18.1.08

A la soupireuse au tract

J'allais mettre soupirante mais c'est différent.
L'autre jour sortant d'une bouche de métro je tombe sur une jeune distributrice de tracts, au milieu du passage. Je prends soin de me mettre le plus à droite possible pour lui signifier que je n'ai aucune espèce d'intention d'accepter son papier mais son bras me poursuit sur un ou deux mètres. Je m'esquive et fuis (!). Peut-être avec un refus poli je ne sais plus. (C'est ironique car souvent je parle tellement peu fort que je suis sûr que des gens ne m'entendent pas, quand je dis des bonjour, au revoir, merci, pardon, à des passants, des vendeurs, des chauffeurs. Et bref) Et là je suis à peine à deux mètres que je l'entends soupirer, que dis-je, gémir presque. Je passe mon chemin et poursuis ma route mais vingt-deux mètres plus loin (ou je sais pas combien) je trouve toute la tirade que j'aurais dû lui sortir.
Il y a quelques années j'étais proche du niveau zéro de la communication sociale et je suppose que j'en aurais été incapable, maintenant c'est différent et je pense que j'aurais pu. La seule question est de savoir si tout pouvait venir comme ça sur le moment ou si les vingt-deux mètres ont été nécessaires à la maturation. Je vous laisse vous reporter à mes (pas si) grands travaux sur les différences entre communication orale et écrite. La tirade donc, en gros hein :
"Attends-là, t'as ptet pas vu que je faisais un écart de trois mètres pour pas le prendre ton tract ? Ou alors tu préfères que je le prenne pour le balancer directement dans la prochaine poubelle, c'est ça ? Si ça t'arrange je peux même te les prendre tous pour la remplir. Et si ça te fait si mal que je le prenne pas tu ferais mieux d'arrêter tout de suite. Déjà le job de distributeur de tract est ingrat, tu dois absolument savoir essuyer un refus sans gémir ni soupirer, ou alors mentalement, et encore. Je veux dire tu le savais quand tu t'es lancée là-dedans non ? Bon mais le truc c'est que je sais déjà que ça ne m'intéresse pas, si si je le sais déjà parce que ça ne peut pas m'intéresser, c'est impossible.

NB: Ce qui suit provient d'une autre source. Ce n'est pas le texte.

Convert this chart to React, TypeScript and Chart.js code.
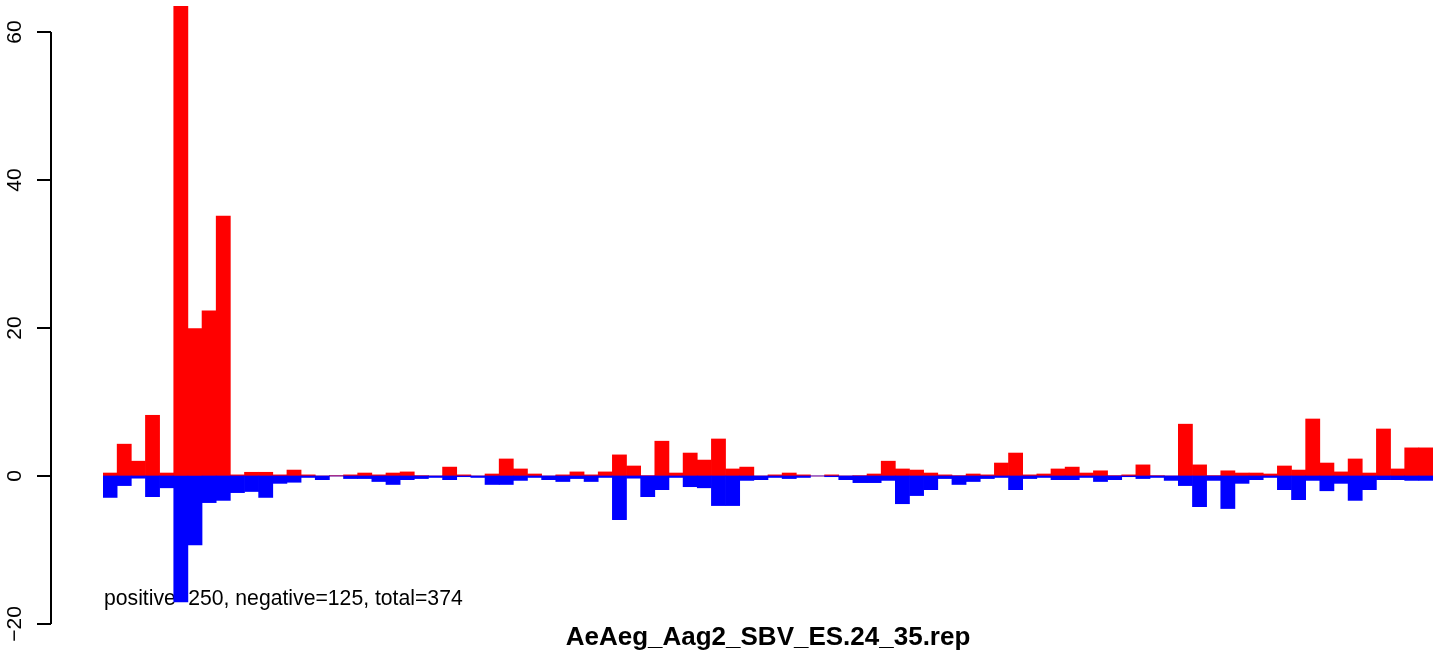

Je ne peux être intéressé ni par quelque chose à acheter, ni par quelque chose à aller voir, ni par une cause humanitaire, sociale ou politique, ni par l'ouverture d'un magasin, un bar ou pire encore, par rien entends-tu ? Je le sais comme on peut parfois savoir que quelque chose ne nous plaira pas avant même de l'avoir essayé. Je le sais, c'est tout. Et si je fais le pire écart pour m'en éloigner c'est pour ça. Maintenant à part aller t'en jeter comme je te l'ai dit je ne peux rien faire pour toi à part te souhaiter une grande carrière dans la distribution ou au choix beaucoup de courage pour terminer celle-ci."
Je dis pas que c'était exactement ça mais les idées sont là. Ah la la, la bienheureuse d'y avoir échappé.